[governance] Blogpost: Multistakeholderism vs. Democracy: My Adventures in "Stakeholderland"
David Allen
David_Allen_AB63 at post.harvard.edu
Sat Mar 23 10:56:35 EDT 2013
This was put forward as basis to specify the mission:
On Mar 22, 2013, at 3:39 AM
> ...
> the lack of clear principles on methodology
> ...
Method is always important - but the discussion has been about
purpose. Before method.
For a reason. A folksy saying reminds: "If we don't know where we
are going, any road will take us there ..."
First, we establish purpose. Only after purpose is clear, then method
may figure out how we get to that objective. Otherwise, ...
The second blogpost goes straight to the question of purpose.
http://gurstein.wordpress.com/2013/03/21/in-defense-of-multistakeholder-processes/
The question, in a nutshell, to define purpose: What role may MS
possibly have in a democracy?
Certainly not MS as a replacement - not, as for instance, the stance
of the US exiting WCIT, in Kramer's sign-off.
MS, not as the policy-making mechanism.
Rather - perhaps - as a means toward greater engagement, within a
democracy, as that second blogpost discusses.
Policy is set by, and reserved to, democratic means.
With, then, perhaps some clarity on purpose for MS - method can become
the topic.
______
The eventual discussion of method, premature now, found fodder -
nonetheless - in the below:
So, let's say it again:
“… the T/A stakeholder group includes probably no more than 3-400
people in the entire world …"
Sizes of the stakeholder groups are most starkly lopsided. Their
constituencies, T/A compared with the other three. Different by a
number of orders of magnitude. T/A is in the thousands. CS /
business / governments are in the hundreds of millions, billions.
Starting with the facts is the first step.
Then, after the stark lopsidedness, representation. How would these
three, or four, tribes represent each of their groups? Who will?
The standard: Hard-won democratic governance has developed strenuous
procedures for elections. In cases - for an example - where a society
has yet to learn / adopt suitable procedures, international observers
arrive and oversee election processes. To insure fair representation.

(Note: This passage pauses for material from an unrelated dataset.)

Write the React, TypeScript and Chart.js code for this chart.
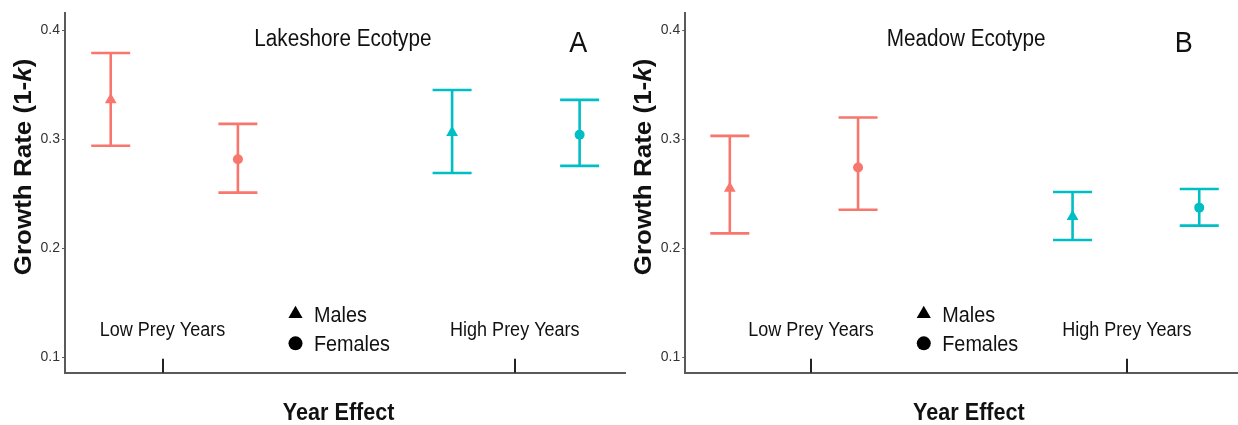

Then, to suppose representation via a club of 'usual suspects,'
perhaps three or four times a few dozen - a hundred or so in total -
points at some of the worst of tribal outcomes. Clubby, elitist
control of power, where mutual back-scratching proscribes serious
critical analysis. Where interests served become private and
individual, not the public interest. Such has been, across history,
the path to some of the most despised outcomes.
David
On Mar 21, 2013, at 5:56 PM:
> Well yes, that was my point. You are going to find the usual
> suspects from each of these communities, and that makes it a few
> dozen each.
>
>
> On 22-Mar-2013, at 2:13:
>
>> Hi David,
>>
>> On Thu, Mar 21, 2013 at 3:12 PM, David Allen
>> <David_Allen_AB63 at post.harvard.edu> wrote:
>>> The T/A definition from its focal point:
>>> "... scientists who developed the Internet and the technical
>>> organizations/people who run it."
>>>
>>> Which is the starting point for doing the counting.
>>
>> ok, but realistically, I would bet that the pool of acceptable
>> candidates would be closer to 30-40.
>>
>> I would say that this applies to CS and biz SGs as well.
>>
>> If we were to do an analysis of who has "represented" the 3 non-gov
>> SGs over the last decade in these UN fora I would be surprised if it
>> were more than 30-40 from each SG.